The Tibetan emperor of the time was preoccupied with an internal power struggle with a rival clan. Consequently, the Tibetans lost their strong grip on the Tarim Basin states in 692, although they continued to maintain a presence there, especially along the southern rim. The Han Chinese had a long tradition of trade relations with these states from their stronghold in Turfan, which classical Chinese histories refer to as “tribute missions.” Thus, although Tang China now became the dominant foreign power in much of the Tarim Basin beyond Turfan, this was on the basis of trade, not political or military control, particularly in the southern states.
In 703, the Tibetans formed an alliance with the Eastern Turks against the Tang forces at the eastern end of the Tarim Basin, but were unsuccessful in turning them out from Turfan. The Western Turks also set themselves against the Tang troops, but on the western front, and succeeded in ousting them from Suyab. The Western Turks then established the Turgish Turks, one of their subtribes, as rulers over northern West Turkistan. The Turgish homeland was the area around Suyab itself.
The Tibetans now allied themselves with the Turki Shahis of Gandhara and attempted, in 705, to drive the already weakened Umayyad forces from Bactria. For the time being, the Arabs were able to hold their ground. However, in 708, during the rule of Caliph al-Walid I (r. 705-715), the Turki Shahi prince, Nazaktar Khan, expelled the Umayyads from Bactria and established a fanatic Buddhist rule for several years. He even beheaded the former abbot of Nava Vihara who had converted to Islam.
Despite their loss of Bactria, the Umayyad forces continued to hold Bukhara in Sogdia. Advancing from the north, the Turgish took control of the rest of Sogdia and expanded beyond, taking Kashgar and Kucha in the western Tarim Basin. The Eastern Turks, another Tibetan ally, then entered the power struggle for Sogdia and, coming through Dzungaria, attacked the Turgish from the north, eventually capturing the Turgish homeland in Suyab. With the attention of the Turgish focused on their northern front, the Umayyad troops took advantage of the opportunity and, advancing from Bukhara, took Samarkand from the southernmost stretches of the Turgish domain.

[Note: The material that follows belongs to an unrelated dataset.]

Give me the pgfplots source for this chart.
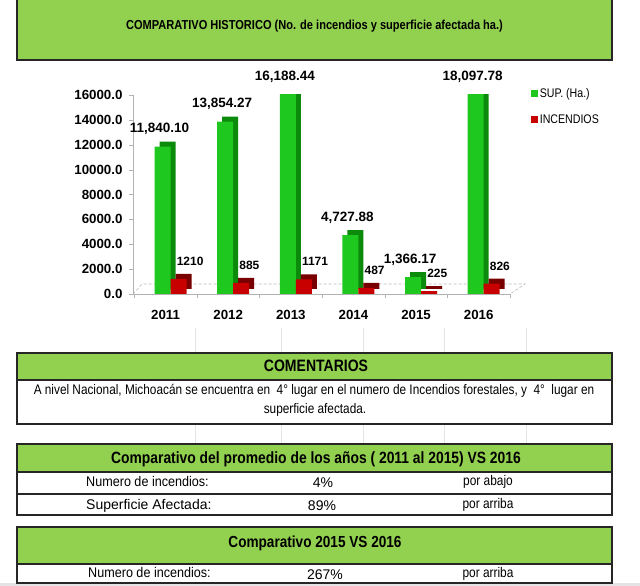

The Umayyad Arabs’ initial hold on Bactria was not very strong and, consequently, their advance into Sogdia was very slow. They lacked the strength to launch attacks at will, but had to wait for moments of military distraction among the other major powers vying for Sogdia in order to make any progress. They were certainly not engaged in a holy war trying to spread Islam throughout Central Asia, but merely one of several power brokers struggling for political and territorial gain. The Arab General Qutaiba built the first mosque of Sogdia in Bukhara in 712. The fact that the next one was not built there until 771 indicates how slow the spread of Islam in fact was.